Modeling and analysis of servo dynamics errors on measuring paths of five-axis machine tools

Abstract Dynamic error is one of the major error sources for five-axis machine tools in achieving high-speed machining. It can be estimated and compensated by means of servo dynamics modeling and servo control method. This paper presents a contour error model on five-axis measuring paths where the dynamics and contour errors of the tool center point (TCP) can be estimated accurately during five-axis synchronized motions. The forward and inverse kinematics equations are derived according to the kinematic configuration of a C-type five-axis machine. To generate smooth measuring paths, the S-shape acceleration/deceleration (ACC/DEC) method is applied on planning the motion trajectory. The contour error model of the TCP is derived by substituting the commands of the measuring trajectory into the servo dynamics models. To investigate how the contour charts of the TCP are affected by the dynamic gains of five-axis servo loops, twelve combinations under different gains are studied.
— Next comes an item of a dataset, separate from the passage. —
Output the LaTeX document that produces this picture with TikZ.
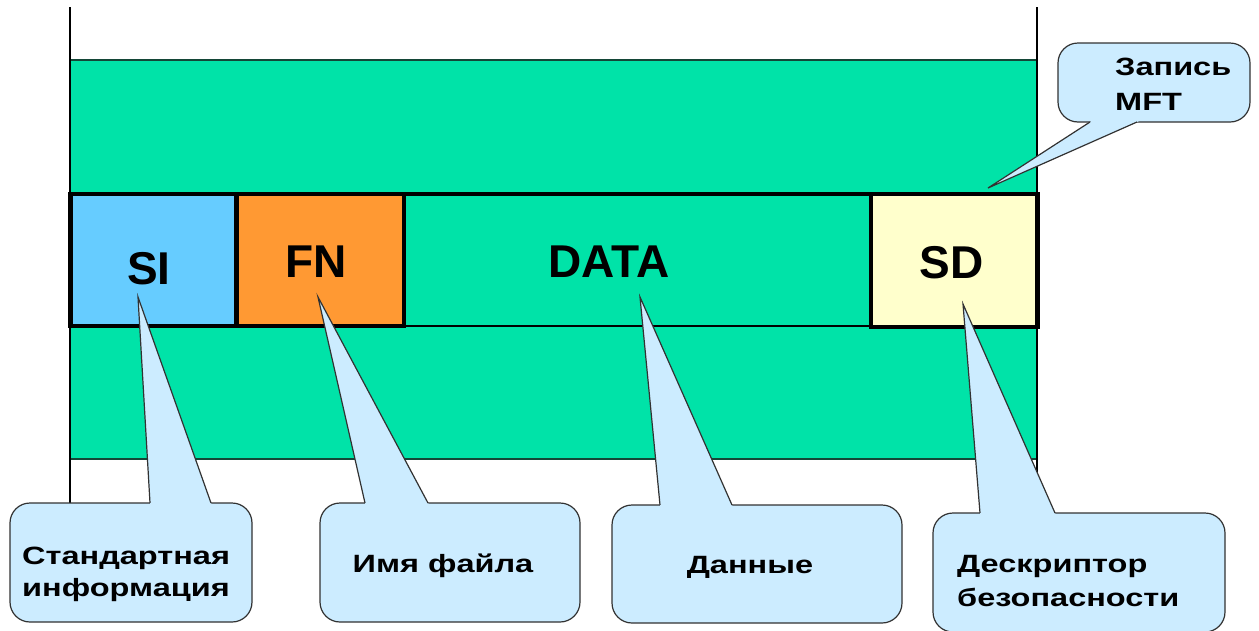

It is shown that, for the CK2 path, the steady-state contour error consists of an offset and a double-circular trajectory which is quite different from that of two-axis contour path. By tuning the gains of the servo loops, the dynamics mismatch among five axes can be eliminated and the contour error of the TCP (CETCP) can be reduced. To validate the contour error equations, simulations and experiments are performed to demonstrate that the proposed method improves the contouring performance of the TCP significantly when performing five-axis synchronized motions.